Aug 1, 2015

ITA-II agreement at WTO and India: Some points

The Information Technology Agreement - II (ITA-II) is now tentatively finalised at WTO. India has decided to stay away, blaming the earlier version ITA-I for the sorry state of IT related hardware manufacturing in India today, and believing that India needs to retain duties on IT products in order to bring the Indian IT manufacturing industry to speed. This agreement is mainly a tariff reduction agreement that would bring the import duties on agreed products to zero thus (probably) helping trade. 

ITA-I was finalised in 1997, around 18 years ago and included products that are no longer in practical existence, and excluded products that have since been invented. Also, due to faster product life cycles of IT hardware the rate of obsolescence is high. A revision was necessary to that extent. 

There were differences over items in the list, as expected, and the negotiators were able to navigate around to reach consensus among interested parties. 51 countries that agreed to go ahead with ITA-II cover more than 90% of the total IT products manufactured and traded. The countries in the list, especially China, Japan, South Korea and Taiwan strived hard to protect some products they believed their domestic industry needed tariff support. The recent bilateral agreement between China and US on IT products helped in hastening ITA-II. 

There were some news items in the inside pages about this deal in India. There was no notable debate on the subject here. One reason might be that the impact of this deal appears limited to one sector, and that too not a particularly sensitive sector like agriculture. However, as India is looking to become a manufacturing hub, this sector cannot be ignored.
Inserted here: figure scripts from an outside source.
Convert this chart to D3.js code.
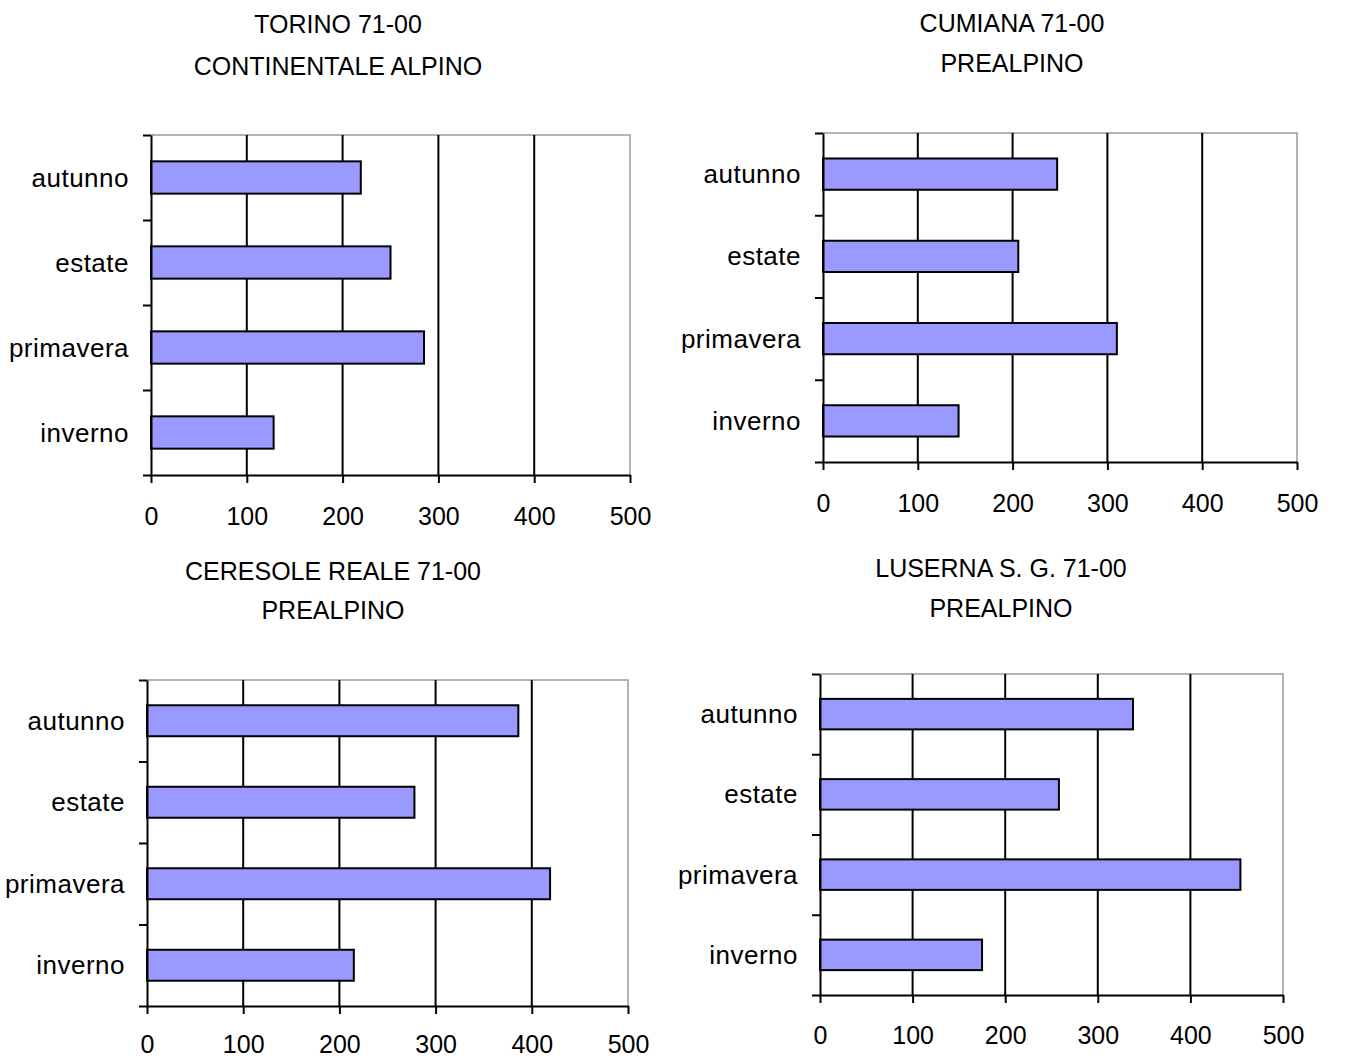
<!DOCTYPE html>
<html>
<head>
<meta charset="utf-8">
<script src="https://cdn.jsdelivr.net/npm/d3@7"></script>
<style>
  html, body { margin: 0; padding: 0; background: #ffffff; }
  svg { display: block; }
  text { font-family: "Liberation Sans", Arial, sans-serif; fill: #000; }
</style>
</head>
<body>
<svg id="chart" width="1358" height="1059"></svg>
<script>
// ---- data ----
const seasons = ["autunno", "estate", "primavera", "inverno"];
const torinoValues = [219, 250, 285, 128];
const cumianaValues = [247, 206, 310, 143];
const ceresoleValues = [386, 278, 419, 215];
const lusernaValues = [338, 258, 454, 175];
const xTickValues = [0, 100, 200, 300, 400, 500];
const titleLine1 = ["TORINO 71-00", "CUMIANA 71-00", "CERESOLE REALE 71-00", "LUSERNA S. G. 71-00"];
const titleLine2 = ["CONTINENTALE ALPINO", "PREALPINO", "PREALPINO", "PREALPINO"];
const seriesList = [torinoValues, cumianaValues, ceresoleValues, lusernaValues];

// ---- layout (pixel boxes of each plot area) ----
const layouts = [
  { left: 151, right: 630, top: 135, bottom: 475, tx: 338, ty1: 33, ty2: 75, pad: 24 },
  { left: 823, right: 1297, top: 133, bottom: 462, tx: 1012, ty1: 32, ty2: 72, pad: 24 },
  { left: 147, right: 628, top: 680, bottom: 1006, tx: 333, ty1: 580, ty2: 619, pad: 21 },
  { left: 820, right: 1283, top: 674, bottom: 995, tx: 1001, ty1: 577, ty2: 617, pad: 23 }
];

const svg = d3.select("#chart");
const FONT = 25;

layouts.forEach((L, i) => {
  const values = seriesList[i];
  const g = svg.append("g");

  const x = d3.scaleLinear().domain([0, 500]).range([L.left, L.right]);
  const y = d3.scaleBand().domain(seasons).range([L.top, L.bottom])
    .paddingInner(0.62).paddingOuter(0.31);
  const yEdge = d3.scaleLinear().domain([0, seasons.length]).range([L.top, L.bottom]);

  // titles
  g.append("text").attr("x", L.tx).attr("y", L.ty1).attr("text-anchor", "middle")
    .style("font-size", FONT + "px").text(titleLine1[i]);
  g.append("text").attr("x", L.tx).attr("y", L.ty2).attr("text-anchor", "middle")
    .style("font-size", FONT + "px").text(titleLine2[i]);

  // gray frame (top & right)
  g.append("path")
    .attr("d", `M${x(0)},${L.top}H${x(500)}V${L.bottom}`)
    .attr("fill", "none").attr("stroke", "#9a9a9a").attr("stroke-width", 1.5);

  // vertical gridlines
  g.selectAll(".grid").data(xTickValues.filter(v => v > 0 && v < 500)).enter()
    .append("line")
    .attr("x1", d => x(d)).attr("x2", d => x(d))
    .attr("y1", L.top).attr("y2", L.bottom)
    .attr("stroke", "#000").attr("stroke-width", 2);

  // bars
  g.selectAll(".bar").data(values).enter().append("rect")
    .attr("x", x(0))
    .attr("y", (d, k) => y(seasons[k]))
    .attr("width", d => x(d) - x(0))
    .attr("height", y.bandwidth())
    .attr("fill", "#9999ff")
    .attr("stroke", "#000").attr("stroke-width", 2);

  // left axis (ticks between categories)
  const leftAxis = d3.axisLeft(yEdge).tickValues(d3.range(seasons.length + 1))
    .tickFormat("").tickSizeInner(8).tickSizeOuter(0);
  const la = g.append("g").attr("transform", `translate(${x(0)},0)`).call(leftAxis);
  la.selectAll("path, line").attr("stroke", "#000").attr("stroke-width", 2);

  // category labels
  g.selectAll(".cat").data(seasons).enter().append("text")
    .attr("x", x(0) - 22)
    .attr("y", d => y(d) + y.bandwidth() / 2)
    .attr("dy", "0.35em")
    .attr("text-anchor", "end")
    .style("font-size", "26px")
    .style("letter-spacing", "0.5px")
    .text(d => d);

  // bottom axis
  const bottomAxis = d3.axisBottom(x).tickValues(xTickValues)
    .tickSizeInner(8).tickSizeOuter(0).tickPadding(L.pad).tickFormat(d3.format("d"));
  const ba = g.append("g").attr("transform", `translate(0,${L.bottom})`).call(bottomAxis);
  ba.select(".domain").attr("stroke", "#000").attr("stroke-width", 2);
  ba.selectAll(".tick line").attr("stroke", "#000").attr("stroke-width", 2);
  ba.selectAll(".tick text")
    .style("font-size", FONT + "px")
    .style("font-family", "'Liberation Sans', Arial, sans-serif")
    .attr("fill", "#000");
});
</script>
</body>
</html>
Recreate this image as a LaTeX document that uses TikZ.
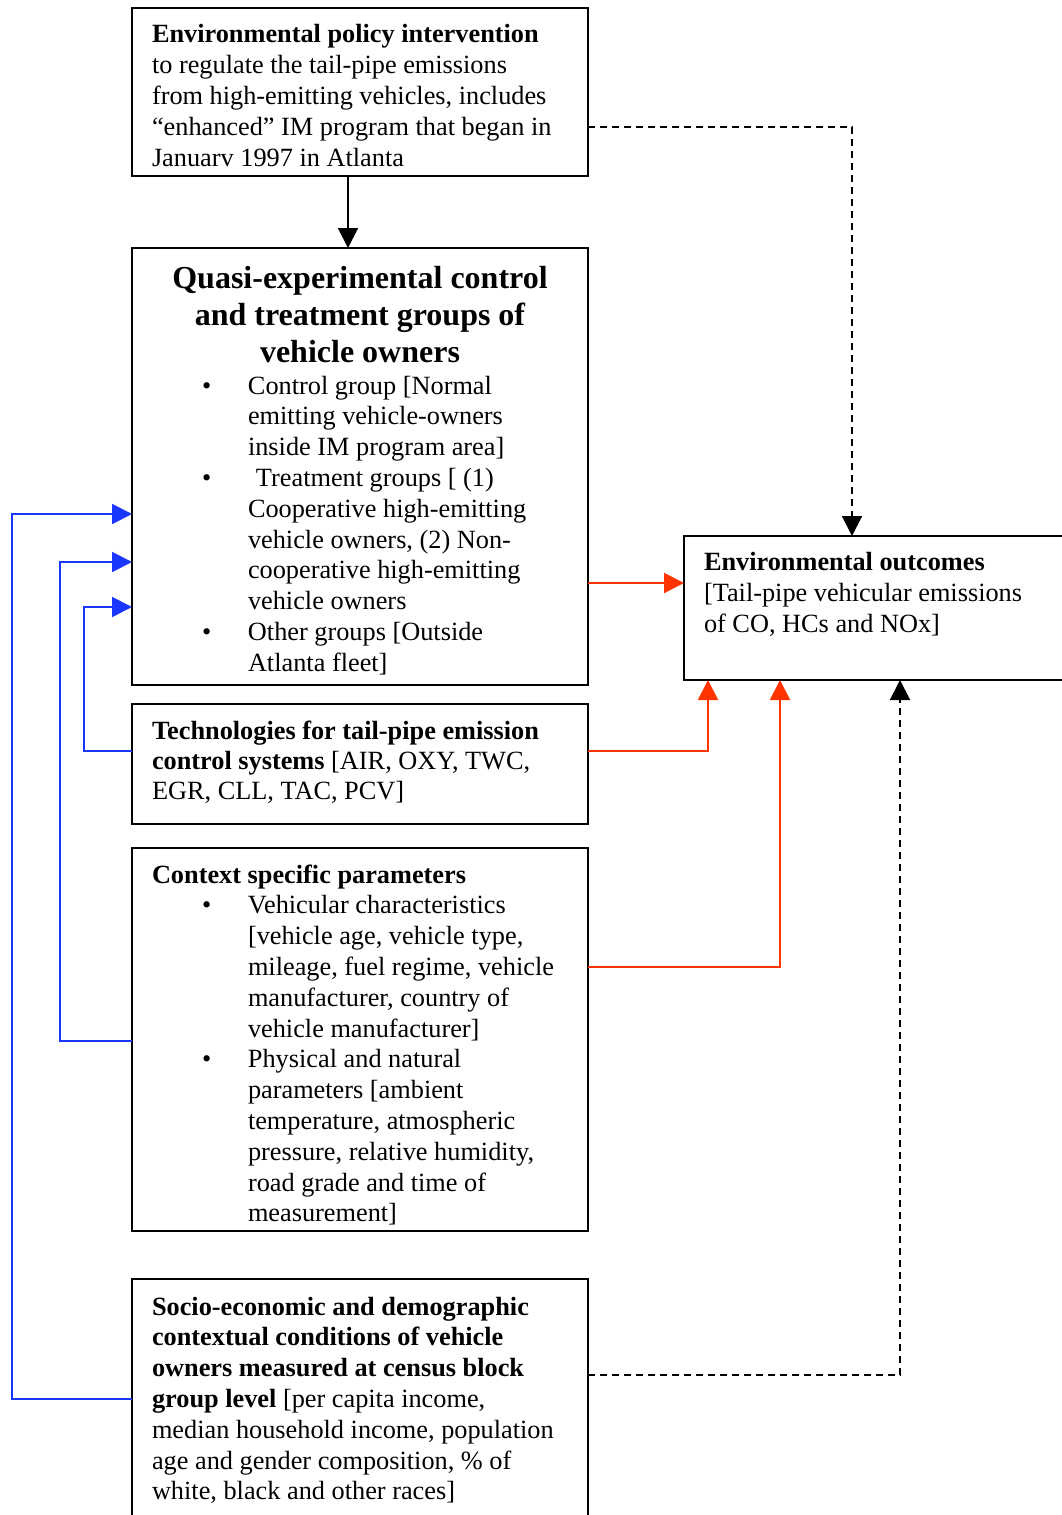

Also, given that electronic hardware imports will surpass oil imports in coming decade, this sector will gain importance. The stand that ITA-I has harmed our IT manufacturing sector was accepted as wisdom, without anyone substantiating as to how exactly ITA-I damaged our industry.  That premise, or wisdom, needs to be questioned. 

Let me take a simple case. Suppose a high tariff on Cisco IP-phones, which the IT services sector uses commonly in voice conferencing, is essential to protect our infant domestic industry that makes digital phones. How do you justify the cost and does it really help to place such products behind tariff walls? 
Logically, the benefit of high import duties on Cisco phones should go to domestic equipment manufacturers, local firms that make similar equipment. There are currently very few suppliers of such phones in the world who can compete with Cisco. The technology might be easy for a local firm to duplicate, but the economies of scale (the product is mainly manufactured in China), the proprietary communication protocol it uses, and the established network support of Cisco will keep it ahead. In short, the entry barrier is steep. So a domestic firm replacing Cisco is ruled out in near term.  Therefore, a tariff barrier in India would directly add to the cost of IT services knowing that the demand for Cisco IP phones is almost inelastic.
That leaves us with the other possibility. Cisco might consider manufacturing in India to avoid high import duties and make the product cheap for Indian customers. This possibility arises if India becomes a significant market, that provides manufacturing cost advantage, and Cisco senses that it would lose out on another competitor who produces locally. Otherwise, given current monopolistic domination of IP phones by Cisco, it is difficult to imagine Cisco moving into India from China. China currently provides other advantages in terms of good infrastructure including better connectivity. 
Also, there is a significant effect of global value chains on IT hardware manufacturing. I have blogged about this in detail earlier.
Given the above, the cost of imposing import duties on Cisco phones would directly pass on as additional cost on IT/ITES sector. Of course, Govt. would be slightly richer by way of import duty collections. 

Most of the products on the ITA-II list are similar. They are used by IT software sector (LCD screens, processors, printer ink etc), or by IT hardware manufacturers (NC machine tools etc). Of course, there are nonsense consumer items which can be considered simple white goods and not IT hardware. Products such as smart refrigerators, smart air conditioners, LCD televisions are unacceptable in the list. Some were opposed and struck down, such as LCD television, but some still exist. India should have probably bargained to remove such white goods, while not totally walking away.

I mostly agree with India's stand of walking away. This has given India the flexibility to take a call on each product independently. If India wishes, she may impose or reduce duties on items of interest. However, knowing that we have product lines with inverted duty structures, items where raw material duties are higher than on finished products, the ability of commerce/finance ministries to strategise on such details is moot.
Also, the fact that there was no brouhaha over India not getting into the deal points in the direction that we do not matter at world stage in this area, indicating that probably this is not the right time for India to get into ITA-II. We would be in bad bargaining position.
Nevertheless, we need to work on IT hardware manufacturing, given that we would be moving into increasingly digital age where even the governance would need huge IT hardware. There are some good (M-SIPS) and some half hearted initiatives (DGFT) related to this by various ministries. It's time an umbrella strategy is made and implemented to avoid getting caught in a situation where we continue hiding behind tariff walls, to protect the ever infant industry, and opposing ITA-III, IV or whatever number the world agrees on.